Of Course He'd Show Me
On the way to town, I often talk to God while driving. Yesterday I asked God to open my eyes and my heart and show me a miracle.
I am surrounded by miracles every day, but I know I probably miss 90% of them. Thinking along that line, I asked the Lord to show me one.
I waved to my friend at the café in the library where we planned to have lunch together, but first, I returned my library books. When I reentered the café, not twenty feet away, stood a man I admired, but he was not in a black wheelchair. My mouth dropped open. Both of his legs had been amputated, but there he was, standing tall. I made a bee-line for him.
All I could say was, “Jerry, I am Pat Durmon. You are not in your wheelchair!” He responded, “Oh, I know who you are! Look at me. I’m standing!” I cried as I stood there listening to his story about one leg being amputated, then the other, then cancer. He said, “I thought I was going to die. But look, I am a miracle!” I was in the middle of the café, crying and smiling with my hand resting over my heart. I’m just wired that way: tears and joy go off at the same time! After a few minutes, I left him and walked over to my friend who was waiting patiently.
But can you believe it?! I saw a miracle fifteen minutes after I had asked for one!

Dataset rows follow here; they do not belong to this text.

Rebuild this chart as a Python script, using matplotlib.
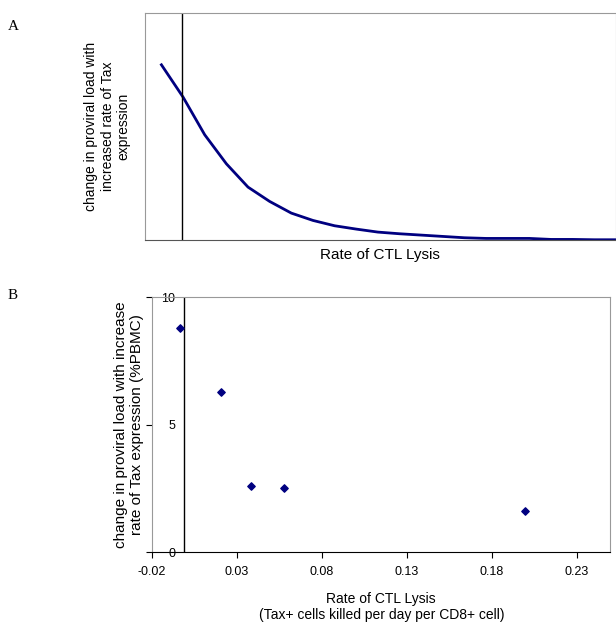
import matplotlib.pyplot as plt
import matplotlib.transforms as mtransforms

# panel A: model curve (arbitrary units)
curve_x = list(range(22))
curve_y = [525, 428, 315, 228, 158, 115, 80, 58, 42, 32, 23, 18, 14, 10, 6, 4, 4, 4, 1, 1, 0, 0]
marker_x = 0.95

# panel B: data points
lysis_rate = [-0.0035, 0.0206, 0.038, 0.0574, 0.1994]
load_change = [8.8, 6.3, 2.6, 2.5, 1.6]
xticks_b = [-0.02, 0.03, 0.08, 0.13, 0.18, 0.23]
yticks_b = [0, 5, 10]

navy = "#000080"
frame = "#999999"
plt.rcParams["font.family"] = ["Liberation Sans", "DejaVu Sans"]

fig = plt.figure(figsize=(6.16, 6.26), dpi=100)

axA = fig.add_axes([0.235, 0.617, 0.765, 0.362])
axA.plot(curve_x, curve_y, color=navy, lw=2)
axA.axvline(marker_x, color="black", lw=1)
axA.set_xlim(-0.77, 21.0)
axA.set_ylim(0, 680)
axA.set_xticks([])
axA.set_yticks([])
for s in axA.spines.values():
    s.set_color(frame)
axA.spines["bottom"].set_color("#555555")
axA.set_xlabel("Rate of CTL Lysis", fontsize=11, labelpad=6)
axA.set_ylabel("change in proviral load with\nincreased rate of Tax\nexpression", fontsize=10, labelpad=10)

axB = fig.add_axes([0.247, 0.118, 0.744, 0.407])
axB.scatter(lysis_rate, load_change, marker="D", s=14, color=navy, zorder=3)
axB.set_xlim(-0.02, 0.25)
axB.set_ylim(0, 10)
axB.set_xticks(xticks_b)
axB.set_xticklabels(["-0.02", "0.03", "0.08", "0.13", "0.18", "0.23"], fontsize=9)
axB.set_yticks(yticks_b)
axB.set_yticklabels([str(v) for v in yticks_b], fontsize=9)
for s in ["top", "right", "left"]:
    axB.spines[s].set_color(frame)
axB.spines["bottom"].set_color("black")
axB.axvline(-0.001, color="black", lw=1, zorder=2)
axB.tick_params(axis="y", length=4, pad=1)
axB.tick_params(axis="x", length=4, pad=6)
shift = mtransforms.ScaledTranslation(0.3, 0, fig.dpi_scale_trans)
for lab in axB.get_yticklabels():
    lab.set_transform(lab.get_transform() + shift)
axB.set_xlabel("Rate of CTL Lysis\n(Tax+ cells killed per day per CD8+ cell)", fontsize=10, labelpad=10)
axB.set_ylabel("change in proviral load with increase\nrate of Tax expression (%PBMC)", fontsize=11, labelpad=2)

fig.text(0.013, 0.952, "A", fontsize=11, family="Liberation Serif")
fig.text(0.013, 0.522, "B", fontsize=11, family="Liberation Serif")

fig.savefig("out.png", dpi=100)
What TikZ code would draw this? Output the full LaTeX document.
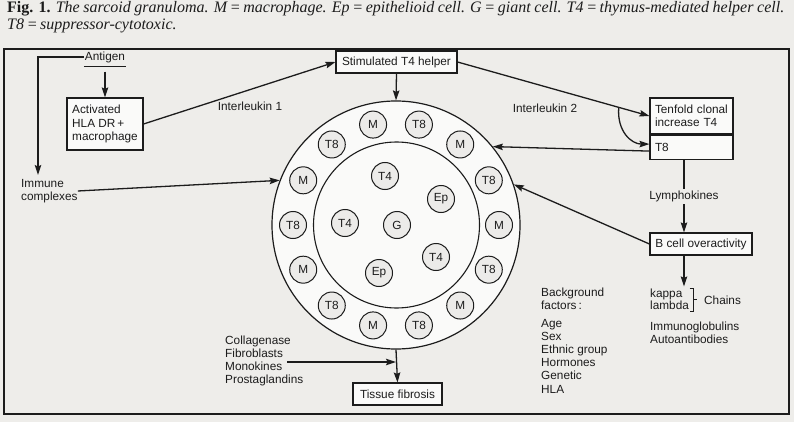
\documentclass[tikz,border=0pt]{standalone}
\usepackage{fontspec}
\setmainfont{Liberation Sans}
\newfontfamily\capfont{Liberation Serif}
\usepackage{tikz}
\usetikzlibrary{arrows.meta,calc}
\definecolor{paper}{RGB}{238,237,234}
\definecolor{pale}{RGB}{250,250,249}
\definecolor{cellgrey}{RGB}{236,235,233}
\definecolor{ink}{RGB}{28,28,28}

\begin{document}
\begin{tikzpicture}[x=1pt,y=-1pt,
every node/.style={font=\fontsize{11.8}{13.2}\selectfont,text=ink},
box/.style={draw=ink,fill=pale,line width=1.1pt,align=left,inner sep=0pt},
cell/.style={circle,draw=ink,fill=cellgrey,line width=1pt,minimum size=27pt,inner sep=0pt},
txt/.style={align=left,inner sep=0pt},
arr/.style={draw=ink,line width=1.3pt,-{Stealth[length=10pt,width=6.5pt,inset=1.5pt]}},
ln/.style={draw=ink,line width=1.2pt}]

% Frame
\fill[paper] (0,0) rectangle (794,422);
\useasboundingbox (0,0) rectangle (794,422);
\draw[ink,line width=1.2pt] (4,49) rectangle (789,414);
\draw[ink,line width=2pt] (4,414) -- (789,414);

% Caption
\node[anchor=north west,inner sep=0pt,align=left,font=\capfont\fontsize{16}{17}\selectfont] (caption) at (7,1)
	{\makebox[777pt][s]{\textbf{Fig. 1.} \textit{The sarcoid granuloma. M\,=\,macrophage. Ep\,=\,epithelioid cell. G\,=\,giant cell. T4\,=\,thymus-mediated helper cell.}}\\
	\textit{T8\,=\,suppressor-cytotoxic.}};

% Granuloma
\node[circle,draw=ink,fill=pale,line width=1.2pt,minimum size=248pt,inner sep=0pt] (ring) at (396,225) {};
\node[circle,draw=ink,fill=pale,line width=1.1pt,minimum size=166pt,inner sep=0pt] (core) at (396.5,225) {};
\foreach \i in {0,...,13}{
	\pgfmathsetmacro\ang{77.1429+25.7143*\i}
	\ifodd\i \def\lab{M}\else \def\lab{T8}\fi
	\node[cell] (o\i) at ($(ring.center)+(\ang:103pt)$) {\lab};
}
\node[cell] (t4a) at (385,176) {T4};
\node[cell] (epa) at (441,199) {Ep};
\node[cell] (t4b) at (345,223) {T4};
\node[cell] (g) at (397,225) {G};
\node[cell] (t4c) at (436,257) {T4};
\node[cell] (epb) at (379,273) {Ep};

% Nodes
\node[txt,inner ysep=4pt,inner xsep=1pt] (antigen) at (105,57) {Antigen};
\node[box,minimum width=76pt,minimum height=52pt] (macro) at (105,124) {Activated\\HLA DR\,+\\macrophage};
\node[box,minimum width=121pt,minimum height=22pt] (helper) at (396.5,62) {Stimulated T4 helper};
\node[box,text width=73pt,inner xsep=5pt,minimum height=36pt] (tenfold) at (691.5,116) {Tenfold clonal\\increase T4};
\node[box,text width=73pt,inner xsep=5pt,minimum height=24pt,anchor=north] (t8) at (tenfold.south) {T8};
\node[box,minimum width=102pt,minimum height=22pt] (bcell) at (701,244) {B cell overactivity};
\node[box,minimum width=89pt,minimum height=22pt] (fibrosis) at (397.5,394) {Tissue fibrosis};
\node[txt,anchor=west] (immune) at (21,191) {Immune\\complexes};
\node[txt] (il1) at (250,106) {Interleukin 1};
\node[txt] (il2) at (545,108) {Interleukin 2};
\node[txt,anchor=west] (collagen) at (225,361) {Collagenase\\Fibroblasts\\Monokines\\Prostaglandins};
\node[txt,anchor=west] (bgfact) at (541,299) {Background\\factors\,:};
\node[txt,anchor=west] (factors) at (541,356) {Age\\Sex\\Ethnic group\\Hormones\\Genetic\\HLA};
\node[txt,anchor=west,font=\fontsize{11.8}{12}\selectfont] (kappa) at (650,299) {kappa\\lambda};
\node[txt,anchor=west] (chains) at (704,300) {Chains};
\node[txt,anchor=west] (immuno) at (650,332.5) {Immunoglobulins\\Autoantibodies};
\coordinate (drop) at (38,175);
\coordinate (fibstart) at (287,362);
\coordinate (lymcol) at ([xshift=-7.5pt]t8.south);

% Connectors
\draw[ln] (antigen.south west) -- (antigen.south east);
\draw[arr,shorten <=5pt] (antigen.south) -- (macro.north);
\draw[arr] (antigen.west) -| (drop);
\draw[arr] (immune.east) -- (ring.159);
\draw[arr] (macro.east) -- (helper.west);
\draw[arr] (helper.south) -- (ring.north);
\draw[arr] (helper.east) -- coordinate[pos=0.84] (bend) (tenfold.west);
\draw[arr] (bend) .. controls +(-2,24) and +(-18,0) .. ([yshift=3pt]t8.west);
\draw[arr] ([yshift=-4pt]t8.west) -- (ring.39);
\draw[arr] (lymcol) -- node[fill=paper,inner sep=2pt] (lymph) {Lymphokines} (lymcol |- bcell.north);
\draw[arr] (bcell.west) -- (ring.19);
\draw[arr] (lymcol |- bcell.south) -- ([yshift=2pt]lymcol |- kappa.north);
\draw[ink,line width=1pt] ([xshift=0.5pt]kappa.north east) -- ++(3.5,0) -- ++(0,23) -- ++(-3.5,0) ++(3.5,-11.5) -- ++(4,0);
\draw[arr] (fibstart) -- (fibstart -| ring.south);
\draw[arr] (ring.south) -- (fibrosis.north);

\end{tikzpicture}
\end{document}
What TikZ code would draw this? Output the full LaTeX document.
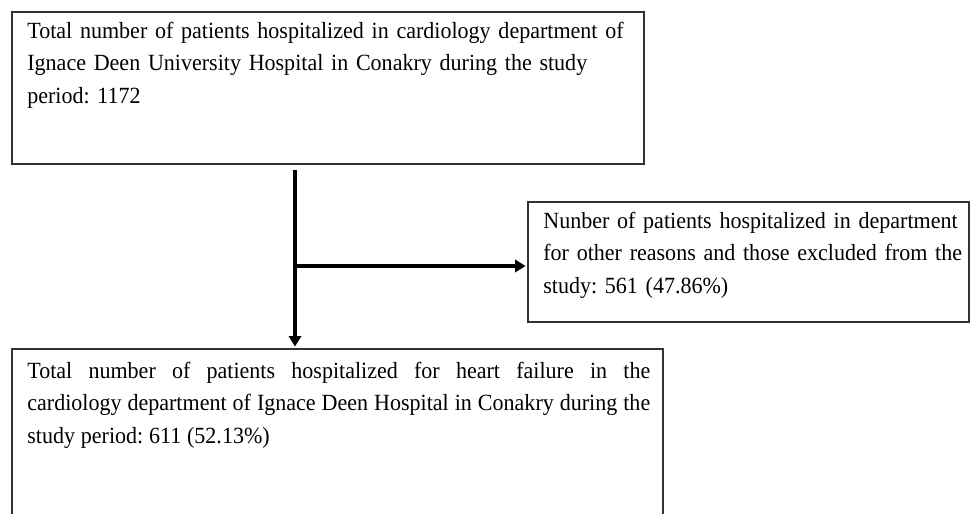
\documentclass[tikz,border=0pt]{standalone}
\usepackage{fontspec}
\setmainfont{Liberation Serif}[FakeStretch=0.95]
\usetikzlibrary{positioning,arrows.meta}
\tikzset{>={Triangle[length=6pt,width=7pt]}}
\tikzset{
  box/.style={draw=black!80, line width=0.8pt, rectangle, inner sep=0pt},
  txt/.style={anchor=base west, inner sep=0pt, align=left,
    font=\fontsize{13.2}{18.7}\selectfont\frenchspacing},
  flow/.style={->, line width=2.3pt}
}

\begin{document}
\begin{tikzpicture}[x=0.02cm, y=-0.02cm]
  \path[use as bounding box, clip] (0,0) rectangle (971,514);
  % boxes
  \node[box, minimum width=12.64cm, minimum height=3.04cm] (total) at (328,88) {};
  \node[box, minimum width=8.82cm, minimum height=2.4cm] (excl) at (748.5,262) {};
  \node[box, minimum width=13.02cm, minimum height=4cm] (hf) at (337.5,449) {};
  % texts
  \node[txt, text width=12.5cm] (totaltxt) at (27,38)
    {Total number of patients hospitalized in cardiology department of\\
     Ignace Deen University Hospital in Conakry during the study\\
     period: 1172};
  \node[txt, text width=9cm] (excltxt) at (543,228)
    {Nunber of patients hospitalized in department\\
     for other reasons and those excluded from the\\
     study: 561 (47.86\%)};
  \node[txt, text width=12.5cm] (hftxt) at (27,378)
    {\spaceskip=0.25em plus 1em minus 0.2em
     \makebox[12.46cm][s]{Total number of patients hospitalized for heart failure in the}\\
     \makebox[12.46cm][s]{cardiology department of Ignace Deen Hospital in Conakry during the}\\
     study period: 611 (52.13\%)};
  % arrows
  \coordinate (split) at (295,266);
  \draw[flow, shorten <=3pt, shorten >=1pt] (total.south -| split) -- (hf.north -| split);
  \draw[flow, shorten >=1pt] (split) -- (split -| excl.west);
\end{tikzpicture}
\end{document}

I said my apologies to my friend who’d waited. We ate and then found a quiet nook in the library to talk about poetry, computer issues, family. It’s just what we do when we get together.
Her husband has Parkinson’s. She lives with a man with a hard-to-diagnose disease. It spills over and affects her life, too. For treatment, he became a boxer, and she, his corner person. Hard to take in. Three days a week, this bright and talented woman is a corner person for her husband who is working out in a boxing ring. This was not her plan for her life. Nor was it his.
My friend is a capable poet, can create magic with a sewing machine, and is probably the kindest person on the planet. Her goal? To help her husband slow down the progression of Parkinson’s. Then she said the word. “It’s a miracle that Rock Steady Boxing is in Mountain Home, Arkansas.” She recalled, “All the fighters stood taller after two weeks, and the corner people shared a camaraderie needed. We immediately understood each other.” After six months of boxing, her husband had improved on balance, voice, energy, purpose. A miracle, indeed.
As if that were not enough to keep me floating on clouds, my son, who’d decided he and I had a values conflict months ago, called and talked for an hour. He closed by saying, “I love you.”
Three miracles in one day. What a generous God.